Vor diesem Hintergrund stellt sich die Frage, ob am Ende nicht das Bundesverfassungsgericht über die Rechtmäßigkeit der Wahl Bodo Ramelows zum Ministerpräsident entscheidet. Und ob eine von ihm gebildete Regierung überhaupt demokratisch legitimiert sei?

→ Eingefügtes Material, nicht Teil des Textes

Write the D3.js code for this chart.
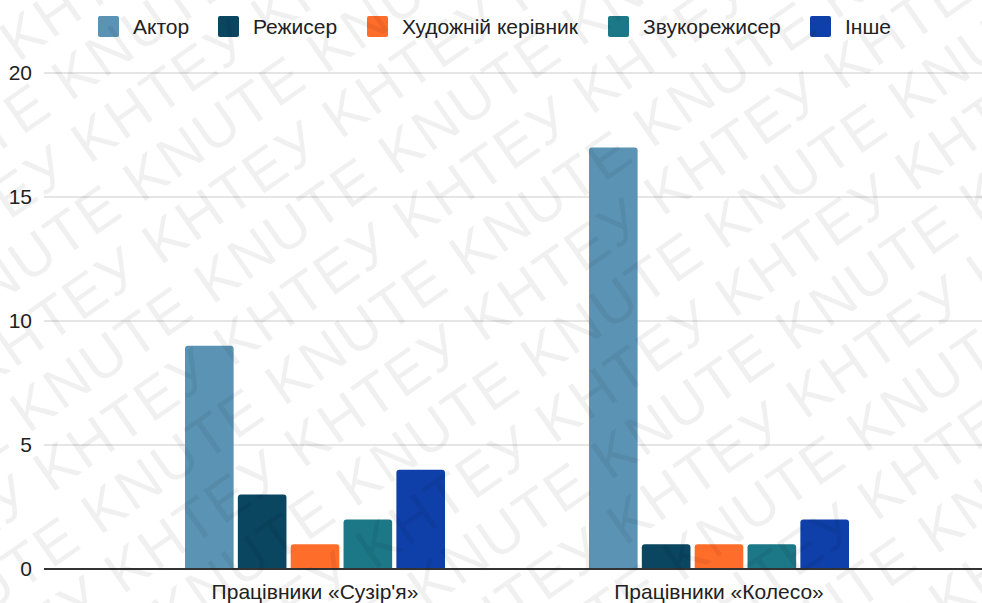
<!DOCTYPE html>
<html><head><meta charset="utf-8">
<script src="https://cdn.jsdelivr.net/npm/d3@7"></script>
<style>
html,body{margin:0;padding:0;background:#fff;}
svg{display:block;font-family:"Liberation Sans",Arial,sans-serif;}
</style></head>
<body><svg id="c" width="982" height="603"></svg>
<script>
const categories = ["Працівники «Сузір'я»", "Працівники «Колесо»"];
const seriesNames = ["Актор", "Режисер", "Художній керівник", "Звукорежисер", "Інше"];
const seriesColors = ["#5b93b4", "#0b4660", "#ff6d2b", "#1c7886", "#0f3fa8"];
const valuesSuzirya = [9, 3, 1, 2, 4];
const valuesKoleso = [17, 1, 1, 1, 2];
const yTicks = [0, 5, 10, 15, 20];
const watermarkWords = ["KNUTE", "KHTEУ"];

const data = categories.map((c, i) => ({cat: c, vals: [valuesSuzirya, valuesKoleso][i]}));

const svg = d3.select("#c");
const plotL = 44, plotR = 982;
const y = d3.scaleLinear().domain([0, 20]).range([569, 73]);
const x0 = d3.scaleBand().domain(categories).range([113, 921]);
const x1 = d3.scaleBand().domain(seriesNames).range([72, 332]).paddingInner(0.08);
const color = d3.scaleOrdinal().domain(seriesNames).range(seriesColors);

// gridlines
svg.append("g").selectAll("line").data(yTicks.filter(t => t > 0)).join("line")
  .attr("x1", plotL).attr("x2", plotR)
  .attr("y1", d => y(d)).attr("y2", d => y(d))
  .attr("stroke", "#cccccc").attr("stroke-width", 1.2);

// y labels
svg.append("g").selectAll("text").data(yTicks).join("text")
  .attr("x", 32).attr("y", d => y(d)).attr("dy", "0.35em")
  .attr("text-anchor", "end").attr("font-size", 21).attr("fill", "#222")
  .text(d => d);

function topRounded(x, yy, w, h, r) {
  r = Math.min(r, h, w / 2);
  return `M${x},${yy + h}V${yy + r}Q${x},${yy} ${x + r},${yy}H${x + w - r}Q${x + w},${yy} ${x + w},${yy + r}V${yy + h}Z`;
}
const groups = svg.append("g").selectAll("g").data(data).join("g")
  .attr("transform", d => `translate(${x0(d.cat)},0)`);
groups.selectAll("path").data(d => d.vals.map((v, i) => ({name: seriesNames[i], v})))
  .join("path")
  .attr("fill", d => color(d.name))
  .attr("d", d => topRounded(x1(d.name), y(d.v), x1.bandwidth(), y(0) - y(d.v), 3));

// baseline
svg.append("line").attr("x1", plotL).attr("x2", plotR)
  .attr("y1", y(0)).attr("y2", y(0)).attr("stroke", "#333").attr("stroke-width", 2);

// category labels
svg.append("g").selectAll("text").data(categories).join("text")
  .attr("x", d => x0(d) + x0.bandwidth() / 2).attr("y", 592).attr("dy", "0.35em")
  .attr("text-anchor", "middle").attr("font-size", 21).attr("fill", "#222")
  .text(d => d);

// legend
const legendX = [98, 218, 367, 608, 810];
const lg = svg.append("g").selectAll("g").data(seriesNames).join("g")
  .attr("transform", (d, i) => `translate(${legendX[i]},16)`);
lg.append("rect").attr("width", 21).attr("height", 21).attr("rx", 2).attr("fill", d => color(d));
lg.append("text").attr("x", 35).attr("y", 10.5).attr("dy", "0.35em")
  .attr("font-size", 21).attr("fill", "#222").text(d => d);

// watermark
const wm = svg.append("g").attr("pointer-events", "none")
  .attr("transform", "rotate(-35)");
const rows = d3.range(-6, 26);
wm.selectAll("text").data(rows).join("text")
  .attr("x", -900).attr("y", d => d * 62)
  .attr("font-size", 58).attr("fill", "#000").attr("fill-opacity", 0.06)
  .attr("letter-spacing", 2)
  .text(d => {
    const w = watermarkWords[((d % 2) + 2) % 2];
    return d3.range(16).map(() => w).join(" ");
  });
</script></body></html>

Allerdings werden die Gutachten erst zum Politikum, wenn alle Oppositionsabgeordneten in allen drei Wahlgängen die Wahl Bodo Ramelows mit Nein verweigern. Danach sieht es momentan nicht aus. Die Abstimmung erfolgt laut Thüringer Verfassung geheim. Es genügen vier Stimmenthaltungen. Und es ist alles andere als ausgeschlossen, dass sich einige Abgeordnete der Opposition dazu bereit finden, den Linken-Politiker zu wählen – in bester Absicht sogar -, weil man bereits sinnvolle Projekte mit der Minderheitsregierung vereinbart hat, um dem Land zu dienen. Die Frage allerdings lautet, ob man damit dem Land tatsächlich dient, wenn man hilft, ein Fenster zu reparieren, dadurch aber den Zustand verlängert, dass es durchregnet?

Die Fragen lautet letztendlich immer wieder: Opposition oder Kohabitation. Wie immer man die Kohabitation ausgestalten würde, sie bliebe Kohabitation.